Podcast – Para que serve um filósofo?

Perguntam sobre a “utilidade" dos filósofos. É uma pergunta pertinente, pois os filósofos não são úteis para quase nada

Soube dessa história contada por Cícero. Pitágoras estava em uma cidadezinha do Peloponeso e o tirano local, um tal de Leonte, perguntou-lhe o que ele fazia na vida. Pitágoras então disse: sou filósofo. Leonte fez aquela cara com a qual  a gente fica quando o atendente do hotel daquele país estrangeiro cuja língua você não domina fala muito rápido e espera que você dê uma resposta. Filósofo? Para explicar, Pitágoras  contou uma história: veja, meu caro tirano, nas Olimpíadas há aquelas pessoas que ganham vendendo coisas e há aquelas que ganham as provas que disputam. Umas ficam felizes com seus lucros, outras com os louros que recebem. Pois bem, o filósofo é aquele que observa tudo isso acontecendo sem ganhar nada nem torcer por ninguém, mas buscando saber sobre tudo o que se passa. O filósofo ama saber das coisas, embora não conheça nenhuma em profundidade: nem a arte de vender e nem a de saltar ou correr.

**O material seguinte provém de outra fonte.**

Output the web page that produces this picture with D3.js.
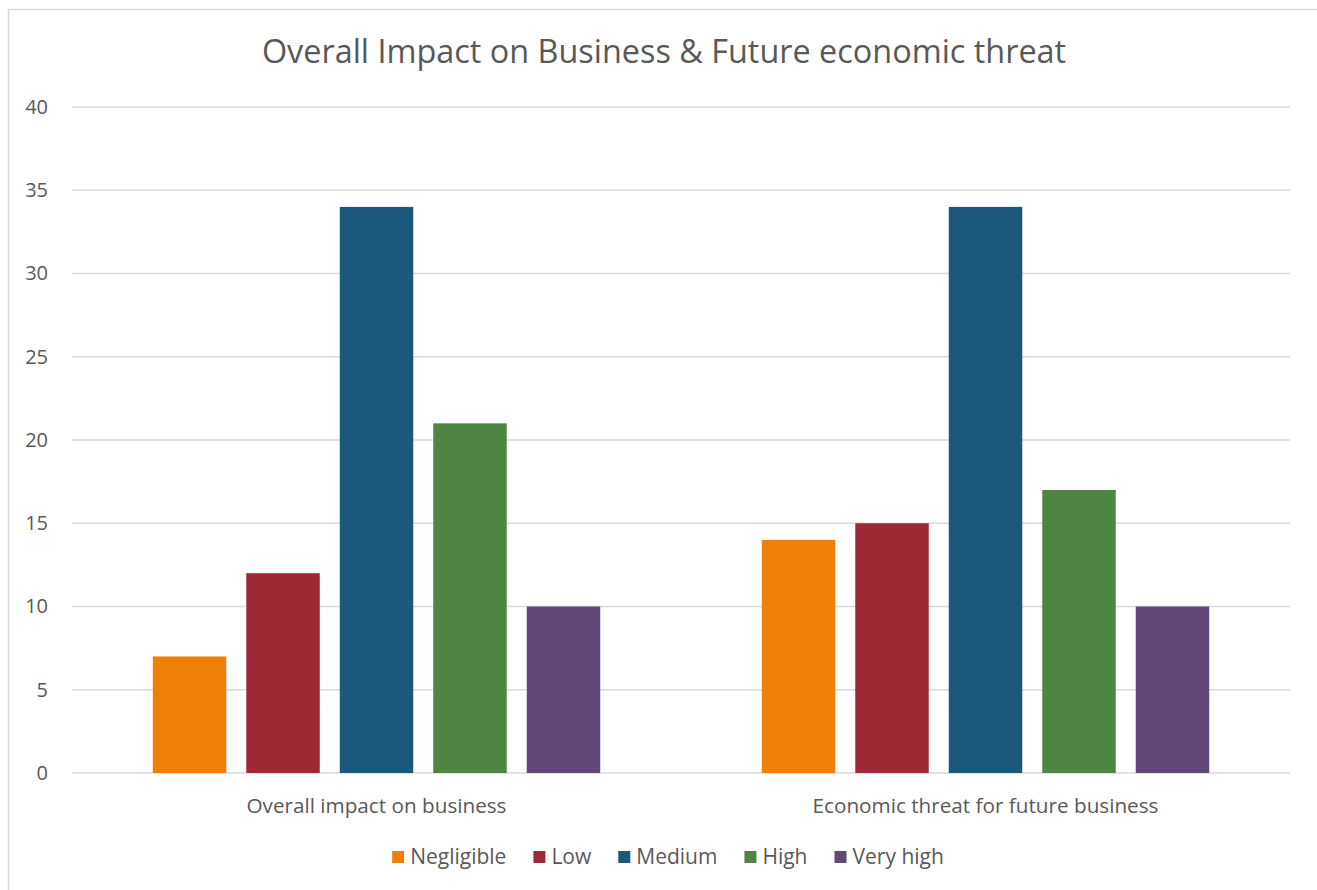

Também Nietzsche diz algo sobre os filósofos e para isso, igualmente, conta uma história. Há dois caminhantes, percorrendo trilhas no meio das matas. Diante de um rio, um deles se detém e não avança enquanto não souber exatamente como fazê-lo. Tem o “espírito calculador”, precisa conhecer o que faz para fazê-lo com exatidão. O outro, porém, avança pelo rio sem medo ou cuidado excessivo. Escorrega, afunda, levanta, engole um pouco de água, rala o joelho e chega ao outro lado esfuziante. O primeiro caminhante olha aquilo e se inspira. Agora pode calcular a partir da experiência vivida pelo colega. Este é o cientista, diz Nietzsche. O que ousa é o filósofo.

A sabedoria não é qualidade do filósofo, mas sim a sua busca. Sábio é quem sabe e, por isso, chegou lá. Sócrates já dizia, na frase célebre, que uma vida sem questionamento não vale a pena ser vivida. O que há para questionar – e para viver – quando temos todas as respostas?

Hoje perguntam sobre a “utilidade” dos filósofos. De fato, é uma pergunta pertinente, pois que os filósofos não são úteis para quase nada. Via de regra, como se dizia de Tales de Mileto, os filósofos têm a cabeça nos astros e nem sabem por onde andam na terra. Como poderão ser úteis? Ser útil é fazer algo que serve para um fim específico e que resulta em um ganho de tempo, esforço, dinheiro. Como querer isso do filósofo?

Pitágoras tem seu nome associado à matemática, o que seria, por si só, um desmentido da falta de utilidade. Mas o que Pitágoras buscava com a sua matemática era ver e ouvir a beleza do mundo, aquilo que ele chamou de harmonia e que ocorria quando um fenômeno da natureza podia ser descrito por meio dos números. A razão como parceira da emoção, como meio para aprimorar a sensibilidade. Afinal, como podemos imaginar que a razão se oponha ao corpo que lhe fornece as evidências para refletir? O corpo que sente, que sofre, que rala é também a morada da alma que observa, analisa, sintetiza e multiplica, tornando o mundo compreensível e, por isso, mais admirável ainda. 

Não foi por outra razão que Nietzsche disse, no seu Além do Bem e do Mal: “a maturidade do homem consiste em ter recuperado a seriedade com que ele brincava como quando criança”. Não é a seriedade sisuda e consequente, mas aquela que é fruto de tudo o que é desejado e intenso que nos faz adultos. Não ficamos adultos porque aprendemos a calcular, executar, vender e lucrar. Tornamo-nos adultos porque aprendemos a buscar um sentido para nós e para o mundo, sabendo que não há uma resposta na prateleira, fabricada, impessoal. O filósofo é esse provocador, esse incansável amigo do conhecimento, no belo sentido que Montaigne deu à amizade: porque era ele, porque era eu.